**Requirements:** Write the data out again exactly, dropping any images it holds.

# Recorded data start

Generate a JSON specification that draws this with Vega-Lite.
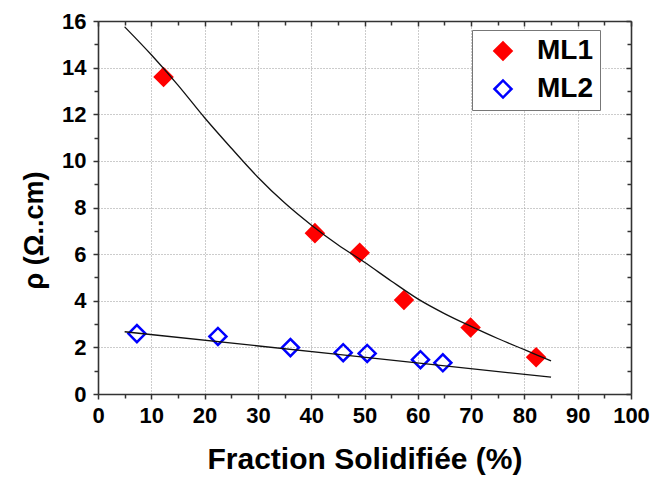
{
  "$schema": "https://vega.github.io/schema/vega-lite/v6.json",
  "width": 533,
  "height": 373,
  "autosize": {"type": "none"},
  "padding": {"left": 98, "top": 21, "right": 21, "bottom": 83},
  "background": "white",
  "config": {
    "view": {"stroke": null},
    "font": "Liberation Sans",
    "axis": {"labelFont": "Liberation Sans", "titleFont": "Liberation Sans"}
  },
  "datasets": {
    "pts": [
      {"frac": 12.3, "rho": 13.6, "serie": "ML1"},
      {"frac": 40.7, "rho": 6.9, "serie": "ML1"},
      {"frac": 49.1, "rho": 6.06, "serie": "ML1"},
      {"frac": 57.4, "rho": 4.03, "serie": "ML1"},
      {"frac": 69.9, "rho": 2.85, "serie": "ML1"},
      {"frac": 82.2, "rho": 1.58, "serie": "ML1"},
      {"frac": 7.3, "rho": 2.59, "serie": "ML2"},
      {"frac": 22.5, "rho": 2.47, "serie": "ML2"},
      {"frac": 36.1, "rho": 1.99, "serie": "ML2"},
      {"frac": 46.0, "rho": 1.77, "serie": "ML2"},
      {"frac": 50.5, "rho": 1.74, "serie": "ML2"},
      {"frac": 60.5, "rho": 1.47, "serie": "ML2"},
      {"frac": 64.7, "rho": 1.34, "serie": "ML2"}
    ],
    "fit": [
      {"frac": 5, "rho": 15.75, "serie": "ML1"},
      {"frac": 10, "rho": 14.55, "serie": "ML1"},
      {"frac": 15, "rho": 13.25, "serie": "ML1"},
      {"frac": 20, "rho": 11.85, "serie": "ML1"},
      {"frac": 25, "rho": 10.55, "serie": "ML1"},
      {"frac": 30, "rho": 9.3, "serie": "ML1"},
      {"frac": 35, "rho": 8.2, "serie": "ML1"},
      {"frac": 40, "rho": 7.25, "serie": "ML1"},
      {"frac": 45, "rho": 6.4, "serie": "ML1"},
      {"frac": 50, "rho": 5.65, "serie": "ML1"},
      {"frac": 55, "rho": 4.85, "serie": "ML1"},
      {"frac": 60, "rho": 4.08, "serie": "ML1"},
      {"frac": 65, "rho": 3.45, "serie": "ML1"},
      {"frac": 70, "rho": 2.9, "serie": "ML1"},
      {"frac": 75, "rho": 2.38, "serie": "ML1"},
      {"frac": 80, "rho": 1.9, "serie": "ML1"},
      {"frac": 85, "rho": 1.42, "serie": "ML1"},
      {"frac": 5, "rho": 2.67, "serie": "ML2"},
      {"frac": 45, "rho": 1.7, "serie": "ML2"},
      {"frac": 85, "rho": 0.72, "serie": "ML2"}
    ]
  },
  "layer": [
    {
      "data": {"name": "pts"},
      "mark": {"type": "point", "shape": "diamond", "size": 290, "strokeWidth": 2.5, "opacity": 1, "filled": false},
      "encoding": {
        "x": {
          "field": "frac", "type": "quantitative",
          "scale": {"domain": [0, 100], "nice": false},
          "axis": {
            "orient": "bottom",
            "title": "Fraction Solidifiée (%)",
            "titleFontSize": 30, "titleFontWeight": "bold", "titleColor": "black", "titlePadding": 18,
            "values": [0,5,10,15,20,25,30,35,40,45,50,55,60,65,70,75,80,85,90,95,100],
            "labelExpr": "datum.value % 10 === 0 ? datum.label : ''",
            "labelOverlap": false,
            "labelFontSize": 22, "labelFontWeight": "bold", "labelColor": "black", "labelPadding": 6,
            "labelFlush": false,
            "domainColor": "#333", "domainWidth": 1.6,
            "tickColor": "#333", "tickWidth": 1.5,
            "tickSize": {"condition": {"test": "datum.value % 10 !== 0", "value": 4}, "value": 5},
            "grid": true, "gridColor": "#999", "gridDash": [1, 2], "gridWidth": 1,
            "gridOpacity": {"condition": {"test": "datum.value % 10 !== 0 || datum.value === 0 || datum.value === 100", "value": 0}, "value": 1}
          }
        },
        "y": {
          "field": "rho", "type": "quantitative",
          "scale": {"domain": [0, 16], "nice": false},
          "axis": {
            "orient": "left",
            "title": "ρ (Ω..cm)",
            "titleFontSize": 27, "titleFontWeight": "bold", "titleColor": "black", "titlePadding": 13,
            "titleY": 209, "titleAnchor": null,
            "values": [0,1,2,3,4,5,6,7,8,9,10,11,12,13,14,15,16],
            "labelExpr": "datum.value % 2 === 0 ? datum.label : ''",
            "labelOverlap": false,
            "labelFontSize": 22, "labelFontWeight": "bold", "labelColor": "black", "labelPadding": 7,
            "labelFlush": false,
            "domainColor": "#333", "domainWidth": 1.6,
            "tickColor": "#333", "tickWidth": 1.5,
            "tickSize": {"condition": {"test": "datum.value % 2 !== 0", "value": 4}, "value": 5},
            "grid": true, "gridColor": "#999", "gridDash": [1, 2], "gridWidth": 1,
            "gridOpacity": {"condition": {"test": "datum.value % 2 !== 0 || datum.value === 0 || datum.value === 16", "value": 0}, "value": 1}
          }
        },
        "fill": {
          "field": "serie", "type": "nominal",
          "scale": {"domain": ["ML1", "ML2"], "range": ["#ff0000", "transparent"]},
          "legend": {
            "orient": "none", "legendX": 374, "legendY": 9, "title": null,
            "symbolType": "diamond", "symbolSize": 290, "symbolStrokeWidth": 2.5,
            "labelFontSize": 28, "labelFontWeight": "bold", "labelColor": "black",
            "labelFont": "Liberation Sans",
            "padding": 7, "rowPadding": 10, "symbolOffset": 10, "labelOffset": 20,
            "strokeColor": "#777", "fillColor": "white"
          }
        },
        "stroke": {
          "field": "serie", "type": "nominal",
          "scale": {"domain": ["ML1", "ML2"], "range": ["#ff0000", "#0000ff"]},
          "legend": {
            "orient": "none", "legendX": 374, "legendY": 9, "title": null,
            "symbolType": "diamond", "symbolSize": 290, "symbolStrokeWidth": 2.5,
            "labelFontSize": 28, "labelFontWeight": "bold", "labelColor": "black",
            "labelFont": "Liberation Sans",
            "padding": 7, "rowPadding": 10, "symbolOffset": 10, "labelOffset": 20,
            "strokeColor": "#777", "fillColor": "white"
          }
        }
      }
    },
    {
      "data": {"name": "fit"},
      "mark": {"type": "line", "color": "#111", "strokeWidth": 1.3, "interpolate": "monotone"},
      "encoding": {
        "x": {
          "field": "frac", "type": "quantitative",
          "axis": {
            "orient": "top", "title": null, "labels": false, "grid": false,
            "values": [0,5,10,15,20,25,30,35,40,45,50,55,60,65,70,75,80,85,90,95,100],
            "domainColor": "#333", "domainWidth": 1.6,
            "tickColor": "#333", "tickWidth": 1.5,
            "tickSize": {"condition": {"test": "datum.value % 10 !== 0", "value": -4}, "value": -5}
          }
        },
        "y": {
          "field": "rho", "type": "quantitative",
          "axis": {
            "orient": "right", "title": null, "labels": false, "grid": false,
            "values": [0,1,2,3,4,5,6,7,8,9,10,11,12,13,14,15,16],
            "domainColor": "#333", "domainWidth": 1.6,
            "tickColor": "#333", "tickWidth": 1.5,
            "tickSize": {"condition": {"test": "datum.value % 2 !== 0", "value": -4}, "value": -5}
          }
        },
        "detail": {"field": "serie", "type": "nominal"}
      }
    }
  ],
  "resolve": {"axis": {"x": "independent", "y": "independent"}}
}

# Recorded data end

**Solution for this exercise:**
Generate a JSON specification that draws this with Vega-Lite.
{
  "$schema": "https://vega.github.io/schema/vega-lite/v6.json",
  "width": 533,
  "height": 373,
  "autosize": {"type": "none"},
  "padding": {"left": 98, "top": 21, "right": 21, "bottom": 83},
  "background": "white",
  "config": {
    "view": {"stroke": null},
    "font": "Liberation Sans",
    "axis": {"labelFont": "Liberation Sans", "titleFont": "Liberation Sans"}
  },
  "datasets": {
    "pts": [
      {"frac": 12.3, "rho": 13.6, "serie": "ML1"},
      {"frac": 40.7, "rho": 6.9, "serie": "ML1"},
      {"frac": 49.1, "rho": 6.06, "serie": "ML1"},
      {"frac": 57.4, "rho": 4.03, "serie": "ML1"},
      {"frac": 69.9, "rho": 2.85, "serie": "ML1"},
      {"frac": 82.2, "rho": 1.58, "serie": "ML1"},
      {"frac": 7.3, "rho": 2.59, "serie": "ML2"},
      {"frac": 22.5, "rho": 2.47, "serie": "ML2"},
      {"frac": 36.1, "rho": 1.99, "serie": "ML2"},
      {"frac": 46.0, "rho": 1.77, "serie": "ML2"},
      {"frac": 50.5, "rho": 1.74, "serie": "ML2"},
      {"frac": 60.5, "rho": 1.47, "serie": "ML2"},
      {"frac": 64.7, "rho": 1.34, "serie": "ML2"}
    ],
    "fit": [
      {"frac": 5, "rho": 15.75, "serie": "ML1"},
      {"frac": 10, "rho": 14.55, "serie": "ML1"},
      {"frac": 15, "rho": 13.25, "serie": "ML1"},
      {"frac": 20, "rho": 11.85, "serie": "ML1"},
      {"frac": 25, "rho": 10.55, "serie": "ML1"},
      {"frac": 30, "rho": 9.3, "serie": "ML1"},
      {"frac": 35, "rho": 8.2, "serie": "ML1"},
      {"frac": 40, "rho": 7.25, "serie": "ML1"},
      {"frac": 45, "rho": 6.4, "serie": "ML1"},
      {"frac": 50, "rho": 5.65, "serie": "ML1"},
      {"frac": 55, "rho": 4.85, "serie": "ML1"},
      {"frac": 60, "rho": 4.08, "serie": "ML1"},
      {"frac": 65, "rho": 3.45, "serie": "ML1"},
      {"frac": 70, "rho": 2.9, "serie": "ML1"},
      {"frac": 75, "rho": 2.38, "serie": "ML1"},
      {"frac": 80, "rho": 1.9, "serie": "ML1"},
      {"frac": 85, "rho": 1.42, "serie": "ML1"},
      {"frac": 5, "rho": 2.67, "serie": "ML2"},
      {"frac": 45, "rho": 1.7, "serie": "ML2"},
      {"frac": 85, "rho": 0.72, "serie": "ML2"}
    ]
  },
  "layer": [
    {
      "data": {"name": "pts"},
      "mark": {"type": "point", "shape": "diamond", "size": 290, "strokeWidth": 2.5, "opacity": 1, "filled": false},
      "encoding": {
        "x": {
          "field": "frac", "type": "quantitative",
          "scale": {"domain": [0, 100], "nice": false},
          "axis": {
            "orient": "bottom",
            "title": "Fraction Solidifiée (%)",
            "titleFontSize": 30, "titleFontWeight": "bold", "titleColor": "black", "titlePadding": 18,
            "values": [0,5,10,15,20,25,30,35,40,45,50,55,60,65,70,75,80,85,90,95,100],
            "labelExpr": "datum.value % 10 === 0 ? datum.label : ''",
            "labelOverlap": false,
            "labelFontSize": 22, "labelFontWeight": "bold", "labelColor": "black", "labelPadding": 6,
            "labelFlush": false,
            "domainColor": "#333", "domainWidth": 1.6,
            "tickColor": "#333", "tickWidth": 1.5,
            "tickSize": {"condition": {"test": "datum.value % 10 !== 0", "value": 4}, "value": 5},
            "grid": true, "gridColor": "#999", "gridDash": [1, 2], "gridWidth": 1,
            "gridOpacity": {"condition": {"test": "datum.value % 10 !== 0 || datum.value === 0 || datum.value === 100", "value": 0}, "value": 1}
          }
        },
        "y": {
          "field": "rho", "type": "quantitative",
          "scale": {"domain": [0, 16], "nice": false},
          "axis": {
            "orient": "left",
            "title": "ρ (Ω..cm)",
            "titleFontSize": 27, "titleFontWeight": "bold", "titleColor": "black", "titlePadding": 13,
            "titleY": 209, "titleAnchor": null,
            "values": [0,1,2,3,4,5,6,7,8,9,10,11,12,13,14,15,16],
            "labelExpr": "datum.value % 2 === 0 ? datum.label : ''",
            "labelOverlap": false,
            "labelFontSize": 22, "labelFontWeight": "bold", "labelColor": "black", "labelPadding": 7,
            "labelFlush": false,
            "domainColor": "#333", "domainWidth": 1.6,
            "tickColor": "#333", "tickWidth": 1.5,
            "tickSize": {"condition": {"test": "datum.value % 2 !== 0", "value": 4}, "value": 5},
            "grid": true, "gridColor": "#999", "gridDash": [1, 2], "gridWidth": 1,
            "gridOpacity": {"condition": {"test": "datum.value % 2 !== 0 || datum.value === 0 || datum.value === 16", "value": 0}, "value": 1}
          }
        },
        "fill": {
          "field": "serie", "type": "nominal",
          "scale": {"domain": ["ML1", "ML2"], "range": ["#ff0000", "transparent"]},
          "legend": {
            "orient": "none", "legendX": 374, "legendY": 9, "title": null,
            "symbolType": "diamond", "symbolSize": 290, "symbolStrokeWidth": 2.5,
            "labelFontSize": 28, "labelFontWeight": "bold", "labelColor": "black",
            "labelFont": "Liberation Sans",
            "padding": 7, "rowPadding": 10, "symbolOffset": 10, "labelOffset": 20,
            "strokeColor": "#777", "fillColor": "white"
          }
        },
        "stroke": {
          "field": "serie", "type": "nominal",
          "scale": {"domain": ["ML1", "ML2"], "range": ["#ff0000", "#0000ff"]},
          "legend": {
            "orient": "none", "legendX": 374, "legendY": 9, "title": null,
            "symbolType": "diamond", "symbolSize": 290, "symbolStrokeWidth": 2.5,
            "labelFontSize": 28, "labelFontWeight": "bold", "labelColor": "black",
            "labelFont": "Liberation Sans",
            "padding": 7, "rowPadding": 10, "symbolOffset": 10, "labelOffset": 20,
            "strokeColor": "#777", "fillColor": "white"
          }
        }
      }
    },
    {
      "data": {"name": "fit"},
      "mark": {"type": "line", "color": "#111", "strokeWidth": 1.3, "interpolate": "monotone"},
      "encoding": {
        "x": {
          "field": "frac", "type": "quantitative",
          "axis": {
            "orient": "top", "title": null, "labels": false, "grid": false,
            "values": [0,5,10,15,20,25,30,35,40,45,50,55,60,65,70,75,80,85,90,95,100],
            "domainColor": "#333", "domainWidth": 1.6,
            "tickColor": "#333", "tickWidth": 1.5,
            "tickSize": {"condition": {"test": "datum.value % 10 !== 0", "value": -4}, "value": -5}
          }
        },
        "y": {
          "field": "rho", "type": "quantitative",
          "axis": {
            "orient": "right", "title": null, "labels": false, "grid": false,
            "values": [0,1,2,3,4,5,6,7,8,9,10,11,12,13,14,15,16],
            "domainColor": "#333", "domainWidth": 1.6,
            "tickColor": "#333", "tickWidth": 1.5,
            "tickSize": {"condition": {"test": "datum.value % 2 !== 0", "value": -4}, "value": -5}
          }
        },
        "detail": {"field": "serie", "type": "nominal"}
      }
    }
  ],
  "resolve": {"axis": {"x": "independent", "y": "independent"}}
}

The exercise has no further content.